Кажется, это — небывалая в истории культуры деформация сознания, произведенная перестройкой. Воспоминания Л.Н. Митрохина полны достоинства и уважения к самому себе. Но если ему «была ясна идеологически-корыстная фальшь официальной социальной науки», из каких побуждений он пробивался вверх по иерархии этой самой науки? Зачем он «был заведующим сектором, секретарем партбюро Института», работал под началом «одной из самых мрачных фигур того времени»? Если он делал это из шкурных побуждений, то зачем откровенничать, да еще принимать благородную позу? Это ненормально. Ведь чтобы после этого себя уважать и на своем примере учить жизни молодежь, должно же было быть какое-то объяснение, какая-то уважительная причина! Но почему же он ее не называет?
Как с такой интеллектуальной элитой может не впасть в кризис страна? Интеллектуальные авторитеты, выведенные теперь на авансцену, передают обществу расщепление своего сознания. Мы не говорим о циничной части номенклатуры, которая после 1991 года пустилась во все тяжкие, занялась коррупцией и глумится над доверчивыми людьми. У этих сознание не расщеплено.
Л.Н. Митрохин не раз возвращается к теме «двуличия» виднейших советских гуманитариев. Так, он пишет об академике Ю.П. Францеве, который очень много сделал для создания научных учреждений социологии в СССР: «Францев вступил в партию и стал делать быструю карьеру по линии МИДа. У меня, однако, сложилось впечатление, что она сопровождалась все более мучительными переживаниями. С одной стороны, он [заместитель главного редактора «Правды», позже ректор Академии общественных наук при ЦК КПСС] уже тогда видел убожество и догматизм официальной идеологии, порочность порядков, ею охраняемых. С другой — понимал, что сознательно обрек себя на служение этому строю, и продолжал настойчиво, порой просто талантливо, восхвалять мудрость ЦК КПСС».

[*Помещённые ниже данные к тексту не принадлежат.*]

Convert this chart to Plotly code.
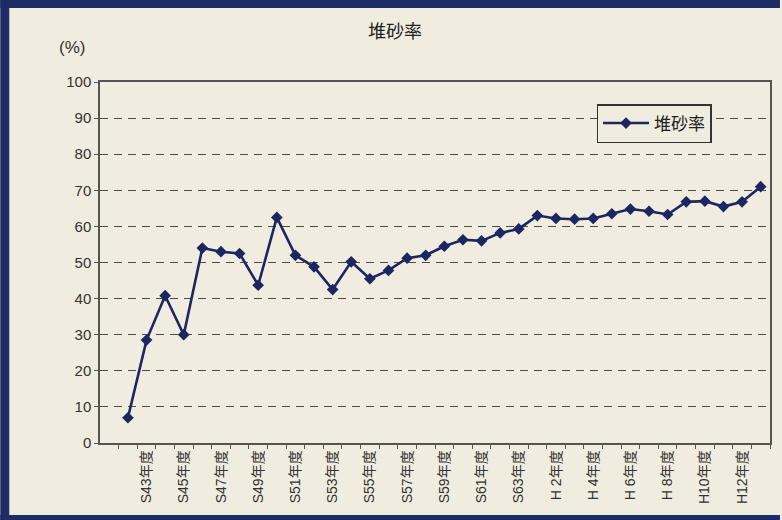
import plotly.graph_objects as go

# ---- data ----
categories = ["S42年度", "S43年度", "S44年度", "S45年度", "S46年度", "S47年度", "S48年度",
              "S49年度", "S50年度", "S51年度", "S52年度", "S53年度", "S54年度", "S55年度",
              "S56年度", "S57年度", "S58年度", "S59年度", "S60年度", "S61年度", "S62年度",
              "S63年度", "H 1年度", "H 2年度", "H 3年度", "H 4年度", "H 5年度", "H 6年度",
              "H 7年度", "H 8年度", "H 9年度", "H10年度", "H11年度", "H12年度", "H13年度"]
sediment_rate = [7, 28.5, 40.8, 30, 54, 53, 52.5, 43.7, 62.5, 52, 48.8, 42.5, 50.2, 45.5,
                 47.8, 51.2, 52, 54.5, 56.3, 56, 58.2, 59.3, 63, 62.2, 62, 62.2, 63.5, 64.8,
                 64.2, 63.3, 66.8, 67, 65.5, 66.8, 71]
tick_labels = [c if i % 2 == 1 else "" for i, c in enumerate(categories)]
series_name = "堆砂率"
title_text = "堆砂率"
y_unit = "(%)"

W, H = 782, 520
L, R, T, B = 100, 10, 82, 77
PW, PH = W - L - R, H - T - B

def px_x(p):
    return (p - L) / PW

def px_y(p):
    return (H - B - p) / PH

NAVY = "#1c2660"
CREAM = "#f0ecdf"
FRAME = "#1e2c66"
FONT = "Liberation Sans, Noto Sans CJK JP, sans-serif"

fig = go.Figure()
fig.add_trace(go.Scatter(
    x=categories, y=sediment_rate, name=series_name, mode="lines+markers",
    line=dict(color=NAVY, width=2.6),
    marker=dict(symbol="diamond", size=9, color=NAVY),
))

fig.update_layout(
    width=W, height=H,
    margin=dict(l=L, r=R, t=T, b=B),
    paper_bgcolor=CREAM, plot_bgcolor=CREAM,
    font=dict(family=FONT, color="#333333"),
    showlegend=True,
    legend=dict(x=px_x(598), y=px_y(104), xanchor="left", yanchor="top",
                bgcolor=CREAM, bordercolor="#333333", borderwidth=1.5,
                font=dict(size=17, color="#222222"), itemwidth=46,
                tracegroupgap=0),
    xaxis=dict(type="category", categoryorder="array", categoryarray=categories,
               range=[-1.5, len(categories) - 0.5],
               tickmode="array", tickvals=categories, ticktext=tick_labels,
               tickangle=-90, tickson="boundaries", ticks="outside", ticklen=4,
               tickcolor="#555555", showgrid=False,
               showline=True, linecolor="#555555", linewidth=1.5, mirror=True,
               tickfont=dict(size=14, color="#333333")),
    yaxis=dict(range=[0, 100], dtick=10, tick0=0, ticks="outside", ticklen=4,
               tickcolor="#555555",
               showgrid=True, gridcolor="#4a4a4a", gridwidth=1.3, griddash="8px,6px",
               showline=True, linecolor="#555555", linewidth=1.5, mirror=True,
               zeroline=False, tickfont=dict(size=15, color="#333333")),
    title=dict(text=title_text, x=0.505, xanchor="center", y=1 - 32 / H, yanchor="middle",
               font=dict(size=18, color="#222222")),
    annotations=[dict(text=y_unit, xref="paper", yref="paper", x=px_x(72), y=px_y(47),
                      xanchor="center", yanchor="middle", showarrow=False,
                      font=dict(size=17, color="#333333"))],
    shapes=[
        dict(type="rect", xref="paper", yref="paper", x0=px_x(0), x1=px_x(W), y0=px_y(0), y1=px_y(8),
             fillcolor=FRAME, line=dict(width=0), layer="above"),
        dict(type="rect", xref="paper", yref="paper", x0=px_x(0), x1=px_x(9), y0=px_y(0), y1=px_y(H),
             fillcolor=FRAME, line=dict(width=0), layer="above"),
        dict(type="rect", xref="paper", yref="paper", x0=px_x(0), x1=px_x(W), y0=px_y(515), y1=px_y(H),
             fillcolor=FRAME, line=dict(width=0), layer="above"),
    ],
)

fig.write_html("out.html", config={"displayModeBar": False},
               post_script="document.body.style.margin='0px';")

Митрохин представляет Францева почти как своего двойника. Но никакого объяснения тоже не дает. Так хоть бы сказал, что здесь есть какая-то загадка, которую надо было бы разгадать. Это необходимо для выхода из нынешнего культурного кризиса. Можно было бы и шире поставить вопрос: а при других политических режимах разве служение интеллектуала власти не «сопровождается мучительными переживаниями»? Да это одна из сложнейших проблем философии. Ведь интеллектуалу при осмыслении вариантов политических решений приходится постоянно находить баланс между несоизмеримыми ценностями. Де Токвиль писал: «Мой вкус подсказывает мне: люби свободу, а инстинкт советует: люби равенство». Отсюда и переживания.
Но ведь даже и свобода на деле представляет собой вовсе не гармонический набор благ, а систему конкурирующих между собой и даже несоизмеримых свобод. Есть ситуации, в которых «не существует пристойного, честного и адекватного решения», и это не зависит от воли или наклонностей. Может ли политик пожертвовать адекватностью решения? Да, если он в этом конфликте выше адекватности поставит свою репутацию «пристойного, честного» человека. Но будет ли это честным?

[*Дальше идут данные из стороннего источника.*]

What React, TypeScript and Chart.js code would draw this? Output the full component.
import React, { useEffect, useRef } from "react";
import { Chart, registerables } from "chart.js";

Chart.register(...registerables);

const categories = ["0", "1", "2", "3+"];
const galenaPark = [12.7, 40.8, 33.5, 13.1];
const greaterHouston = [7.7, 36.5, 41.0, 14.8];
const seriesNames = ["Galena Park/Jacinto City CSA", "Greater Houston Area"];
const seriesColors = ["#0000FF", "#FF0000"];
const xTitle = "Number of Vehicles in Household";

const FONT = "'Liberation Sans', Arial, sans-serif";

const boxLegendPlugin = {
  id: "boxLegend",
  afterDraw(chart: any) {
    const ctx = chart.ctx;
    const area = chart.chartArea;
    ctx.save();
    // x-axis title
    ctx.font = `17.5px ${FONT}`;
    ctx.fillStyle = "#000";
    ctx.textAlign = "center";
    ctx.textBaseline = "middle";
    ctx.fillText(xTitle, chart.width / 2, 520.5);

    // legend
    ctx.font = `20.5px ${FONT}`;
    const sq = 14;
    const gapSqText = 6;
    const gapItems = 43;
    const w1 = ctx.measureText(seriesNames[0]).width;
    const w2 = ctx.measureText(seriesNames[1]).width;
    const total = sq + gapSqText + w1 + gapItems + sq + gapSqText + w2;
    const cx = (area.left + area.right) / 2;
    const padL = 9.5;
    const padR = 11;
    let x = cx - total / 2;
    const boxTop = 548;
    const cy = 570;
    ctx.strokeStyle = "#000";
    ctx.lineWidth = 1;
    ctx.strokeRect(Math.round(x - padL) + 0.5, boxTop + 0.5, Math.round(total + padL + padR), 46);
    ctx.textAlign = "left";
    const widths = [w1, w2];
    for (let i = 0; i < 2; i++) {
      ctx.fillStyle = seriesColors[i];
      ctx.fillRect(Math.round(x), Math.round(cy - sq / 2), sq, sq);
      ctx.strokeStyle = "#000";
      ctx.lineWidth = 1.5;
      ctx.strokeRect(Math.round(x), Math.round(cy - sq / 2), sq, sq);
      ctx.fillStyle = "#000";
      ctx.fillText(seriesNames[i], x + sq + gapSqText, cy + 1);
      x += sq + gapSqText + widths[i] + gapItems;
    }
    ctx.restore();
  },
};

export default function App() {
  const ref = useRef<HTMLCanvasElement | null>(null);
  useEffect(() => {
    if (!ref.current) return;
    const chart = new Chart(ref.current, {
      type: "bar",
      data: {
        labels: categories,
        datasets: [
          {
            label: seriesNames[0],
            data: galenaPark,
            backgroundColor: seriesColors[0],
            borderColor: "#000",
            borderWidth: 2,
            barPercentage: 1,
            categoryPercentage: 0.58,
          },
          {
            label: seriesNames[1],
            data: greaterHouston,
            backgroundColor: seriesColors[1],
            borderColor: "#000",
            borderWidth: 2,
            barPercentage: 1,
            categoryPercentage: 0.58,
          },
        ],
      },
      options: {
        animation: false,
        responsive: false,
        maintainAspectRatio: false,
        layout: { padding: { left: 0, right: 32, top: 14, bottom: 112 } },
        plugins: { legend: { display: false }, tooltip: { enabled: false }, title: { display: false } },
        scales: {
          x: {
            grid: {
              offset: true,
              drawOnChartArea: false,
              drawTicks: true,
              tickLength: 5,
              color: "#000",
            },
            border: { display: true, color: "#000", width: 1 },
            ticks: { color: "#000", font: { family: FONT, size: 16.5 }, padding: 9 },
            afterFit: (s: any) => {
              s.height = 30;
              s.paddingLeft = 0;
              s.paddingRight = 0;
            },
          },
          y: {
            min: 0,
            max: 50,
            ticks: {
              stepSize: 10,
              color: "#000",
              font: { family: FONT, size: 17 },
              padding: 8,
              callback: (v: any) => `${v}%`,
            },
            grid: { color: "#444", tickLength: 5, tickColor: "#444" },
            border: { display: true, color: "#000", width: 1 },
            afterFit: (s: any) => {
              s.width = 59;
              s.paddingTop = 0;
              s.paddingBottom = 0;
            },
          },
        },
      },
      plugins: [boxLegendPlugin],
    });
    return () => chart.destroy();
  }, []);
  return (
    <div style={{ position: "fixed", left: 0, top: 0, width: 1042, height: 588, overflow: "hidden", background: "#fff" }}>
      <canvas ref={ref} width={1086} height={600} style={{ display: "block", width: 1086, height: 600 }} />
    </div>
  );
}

Эти драматические ситуации — реальность, а «убожество и догматизм официальной идеологии» — шелуха на этой реальности. И академик Францев сделал честный и адекватный выбор — не обращая внимания на эту шелуху, он выполнял то, что считал нужным для укрепления страны — «служил строю» и «восхвалял мудрость ЦК КПСС». Было бы, конечно, еще полезнее, если бы он смог преодолеть «убожество и догматизм» обществоведения и дать советскому строю хорошую теорию. Но, думаю, он трезво осознал, что такой возможности у него нет — не созрели для нее условия и запас знания, они только-только начинают появляться как продукт нашего кризиса.